最近、「カスタマー・エクスペリエンス」という言葉が注目を浴びつつある。日本IBMや日本オラクルなど、この言葉を掲げたソリューションを提供しているIT企業も増えてきた。

 カスタマー・エクスペリエンスは「顧客経験価値」と訳すが、それにしてもモヤっとしていて分かりにくいかもしれない。平たくいうと、「商品・サービスの選定、購入、利用、サポートまでの経験を通じて顧客が感じる価値。小売業であれば、店に行き、出るまでの全体験に満足を与える経営手法」と定義できる。

 今、成長を遂げている企業を分析すると、カスタマー・エクスペリエンスの向上に取り組むところが多い。代表例は米スターバックスや米アップルである。スターバックスはコーヒーをくつろいで飲める空間を提供しているし、アップルはハードウエアを軸にしたネットサービスやアップルストアのような場を提供し、顧客をわくわくさせている。

 「スタバやアップルのようにはなれない。カスタマー・エクスペリエンスはブランド力のある企業の取り組み」。そう考える読者も多いかもしれない。でもそこで思考を止めては、現状を打破することは難しい。

 品質の高い商品やきめ細かいサービスを提供している。顧客満足度を向上させるための手もたくさん打っている。それでもなかなか業績が好転しない――。
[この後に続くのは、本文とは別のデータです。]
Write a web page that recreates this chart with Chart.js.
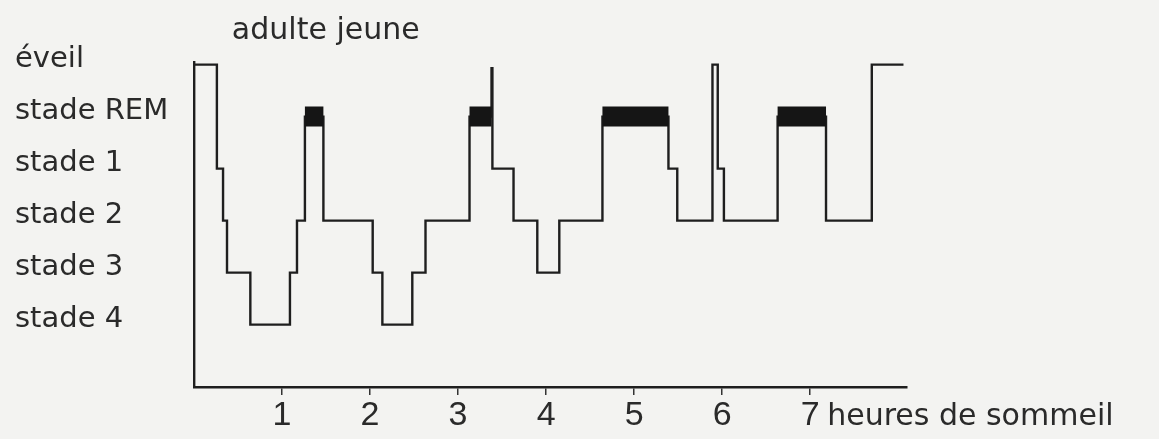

こんな日本企業は少なくないだろう。

 こうした企業に不足しているのは、「カスタマー・エクスペリエンスを高める発想」ではないだろうか。こんな仮説を立て、多くの企業や有識者に取材した。その詳細は、日経情報ストラテジーの9月号特集「カスタマーエクスペリエンス」でまとめた。

待ち時間は初音ミクの“コンサート”を聴く

 詳細はぜひ特集記事を一読していただきたいが、顧客を感動させるための施策は大きく2パターンある。

 1つは「ここまでやるか」というもの。代表は、ネスレグループで、エスプレッソマシンやコーヒー粉末を収めた「カプセル」の開発・販売を手がけるネスレネスプレッソの取り組みだ。1杯のコーヒーを少しでも贅沢な気分で自宅で飲める。こうした気分を顧客に味わってもらうため、豪華な店舗を構え、会員制度を導入。CRM(顧客関係管理)システムを駆使して、1個約70円のコーヒーカプセルを売るため、24時間365日サポート体制を整えている。